Mieux encore: impossible de détourner les éléments radioactifs du nucléaire civil pour en faire des armes nucléaires. Les combustibles nécessaires à la fusion, comme le deutérium et le tritium, peuvent être facilement produits. Le lithium, qui peut aussi être utilisé, est disponible en quantité suffisante, avec 89 millions de tonnes dans le monde. De plus, les réacteurs à fusion ne rejettent pas de dioxyde de carbone dans l’atmosphère.
Indépendance énergétique
Des perspectives fort ensoleillées pour la politique mondiale, en bref. La fusion nucléaire permettrait d’atteindre les objectifs climatiques posés par la COP21 et de subvenir aux besoins énergétiques d’une population mondiale sans cesse croissante.
Et la guerre en Ukraine a montré à quel point la dépendance énergétique envers un pays tiers (la Russie, pour ne pas la citer) peut être problématique. «Iter est un projet de paix», professe Sabina Griffith.
Le projet a vu le jour en 2007 et repose sur une étroite collaboration entre ses 35 États membres. L’UE ainsi que la Grande-Bretagne et la Suisse participent à près de la moitié du financement et de la production d’Iter. Les États-Unis, la Chine, le Japon, la Corée, l’Inde et la Russie apportent le reste.
«Personne ne pourra arrêter la fusion nucléaire»
Chaque pays fabrique des pièces pour le tokamak dans les secteurs industriels où il excelle. Le Japon fournit par exemple des supraconducteurs, l’Inde et la Corée de l’acier de très haute qualité. La Russie fournit des bobines magnétiques. Pour l’instant, du moins.

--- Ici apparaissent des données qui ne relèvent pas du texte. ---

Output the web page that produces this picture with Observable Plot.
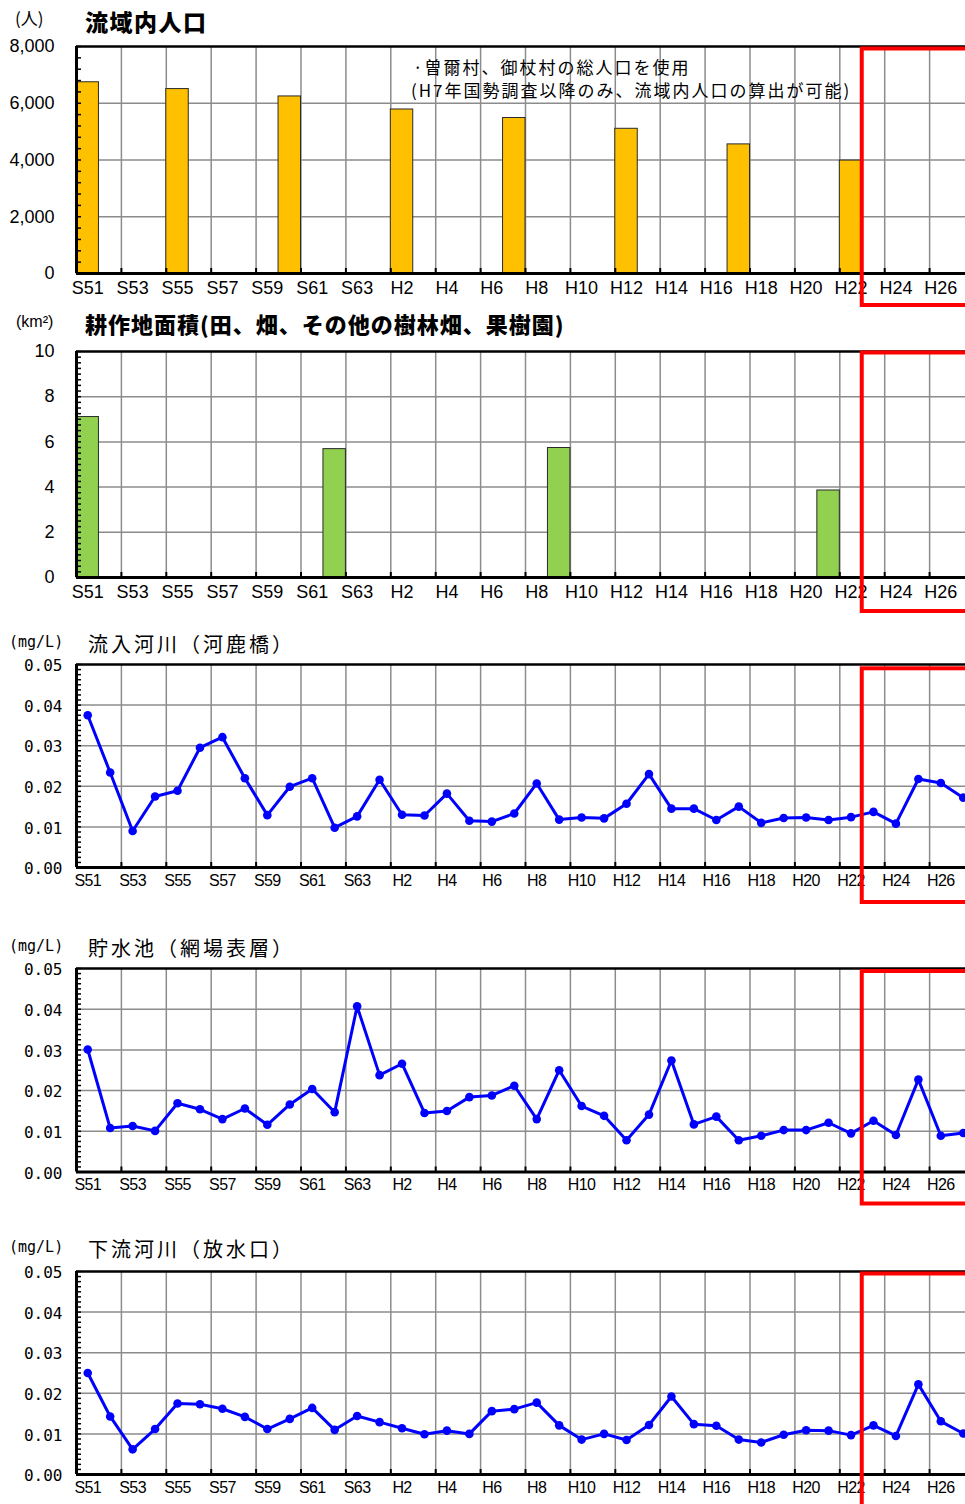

«Pour l’heure, Iter n’a pas été concerné par les sanctions, explique Sabina Griffith. La Russie a promis de livrer ses pièces à temps. Si elles n’arrivent pas, cela bloquerait la construction, par effet domino. Mais je suis confiante, notre projet a toujours connu des hauts et des bas. Personne ne pourra arrêter la fusion nucléaire.»